## start Input records

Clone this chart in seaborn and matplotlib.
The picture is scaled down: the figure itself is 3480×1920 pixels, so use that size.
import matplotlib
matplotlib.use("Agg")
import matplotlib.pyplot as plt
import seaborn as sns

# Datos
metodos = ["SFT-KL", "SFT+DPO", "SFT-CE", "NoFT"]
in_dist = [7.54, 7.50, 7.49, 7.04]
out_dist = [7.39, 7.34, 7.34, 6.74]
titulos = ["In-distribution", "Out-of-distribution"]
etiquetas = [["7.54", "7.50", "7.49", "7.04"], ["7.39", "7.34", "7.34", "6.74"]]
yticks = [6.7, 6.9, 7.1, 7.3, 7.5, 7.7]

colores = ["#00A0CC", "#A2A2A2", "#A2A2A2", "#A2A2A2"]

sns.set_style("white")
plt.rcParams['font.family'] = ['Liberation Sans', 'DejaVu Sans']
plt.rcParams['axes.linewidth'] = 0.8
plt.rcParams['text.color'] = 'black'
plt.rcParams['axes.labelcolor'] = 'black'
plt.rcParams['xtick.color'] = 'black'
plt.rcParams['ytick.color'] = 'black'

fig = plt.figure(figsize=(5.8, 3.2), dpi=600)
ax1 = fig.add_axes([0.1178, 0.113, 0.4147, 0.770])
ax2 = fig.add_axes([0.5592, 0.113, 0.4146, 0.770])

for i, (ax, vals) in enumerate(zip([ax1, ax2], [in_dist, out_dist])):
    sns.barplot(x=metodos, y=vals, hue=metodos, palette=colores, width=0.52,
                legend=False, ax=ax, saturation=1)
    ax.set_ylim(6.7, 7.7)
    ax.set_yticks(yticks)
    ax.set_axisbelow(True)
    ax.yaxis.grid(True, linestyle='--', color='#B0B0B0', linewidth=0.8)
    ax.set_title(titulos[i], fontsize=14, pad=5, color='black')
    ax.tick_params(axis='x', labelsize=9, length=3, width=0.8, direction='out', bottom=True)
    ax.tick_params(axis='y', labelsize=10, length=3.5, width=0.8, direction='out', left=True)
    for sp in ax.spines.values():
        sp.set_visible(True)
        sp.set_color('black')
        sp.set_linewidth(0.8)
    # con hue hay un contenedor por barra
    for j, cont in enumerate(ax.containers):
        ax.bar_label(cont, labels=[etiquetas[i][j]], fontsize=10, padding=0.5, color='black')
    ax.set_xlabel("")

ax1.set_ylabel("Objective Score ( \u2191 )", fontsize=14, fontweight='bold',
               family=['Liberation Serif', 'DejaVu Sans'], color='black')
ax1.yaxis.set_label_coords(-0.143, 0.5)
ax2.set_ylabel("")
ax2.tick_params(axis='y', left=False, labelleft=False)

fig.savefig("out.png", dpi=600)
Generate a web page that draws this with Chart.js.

## end Input records

Problem requirements:
Extract each record, keeping it identical to the original.

Task output:
Clone this chart in seaborn and matplotlib.
The picture is scaled down: the figure itself is 3480×1920 pixels, so use that size.
import matplotlib
matplotlib.use("Agg")
import matplotlib.pyplot as plt
import seaborn as sns

# Datos
metodos = ["SFT-KL", "SFT+DPO", "SFT-CE", "NoFT"]
in_dist = [7.54, 7.50, 7.49, 7.04]
out_dist = [7.39, 7.34, 7.34, 6.74]
titulos = ["In-distribution", "Out-of-distribution"]
etiquetas = [["7.54", "7.50", "7.49", "7.04"], ["7.39", "7.34", "7.34", "6.74"]]
yticks = [6.7, 6.9, 7.1, 7.3, 7.5, 7.7]

colores = ["#00A0CC", "#A2A2A2", "#A2A2A2", "#A2A2A2"]

sns.set_style("white")
plt.rcParams['font.family'] = ['Liberation Sans', 'DejaVu Sans']
plt.rcParams['axes.linewidth'] = 0.8
plt.rcParams['text.color'] = 'black'
plt.rcParams['axes.labelcolor'] = 'black'
plt.rcParams['xtick.color'] = 'black'
plt.rcParams['ytick.color'] = 'black'

fig = plt.figure(figsize=(5.8, 3.2), dpi=600)
ax1 = fig.add_axes([0.1178, 0.113, 0.4147, 0.770])
ax2 = fig.add_axes([0.5592, 0.113, 0.4146, 0.770])

for i, (ax, vals) in enumerate(zip([ax1, ax2], [in_dist, out_dist])):
    sns.barplot(x=metodos, y=vals, hue=metodos, palette=colores, width=0.52,
                legend=False, ax=ax, saturation=1)
    ax.set_ylim(6.7, 7.7)
    ax.set_yticks(yticks)
    ax.set_axisbelow(True)
    ax.yaxis.grid(True, linestyle='--', color='#B0B0B0', linewidth=0.8)
    ax.set_title(titulos[i], fontsize=14, pad=5, color='black')
    ax.tick_params(axis='x', labelsize=9, length=3, width=0.8, direction='out', bottom=True)
    ax.tick_params(axis='y', labelsize=10, length=3.5, width=0.8, direction='out', left=True)
    for sp in ax.spines.values():
        sp.set_visible(True)
        sp.set_color('black')
        sp.set_linewidth(0.8)
    # con hue hay un contenedor por barra
    for j, cont in enumerate(ax.containers):
        ax.bar_label(cont, labels=[etiquetas[i][j]], fontsize=10, padding=0.5, color='black')
    ax.set_xlabel("")

ax1.set_ylabel("Objective Score ( \u2191 )", fontsize=14, fontweight='bold',
               family=['Liberation Serif', 'DejaVu Sans'], color='black')
ax1.yaxis.set_label_coords(-0.143, 0.5)
ax2.set_ylabel("")
ax2.tick_params(axis='y', left=False, labelleft=False)

fig.savefig("out.png", dpi=600)
Generate a web page that draws this with Chart.js.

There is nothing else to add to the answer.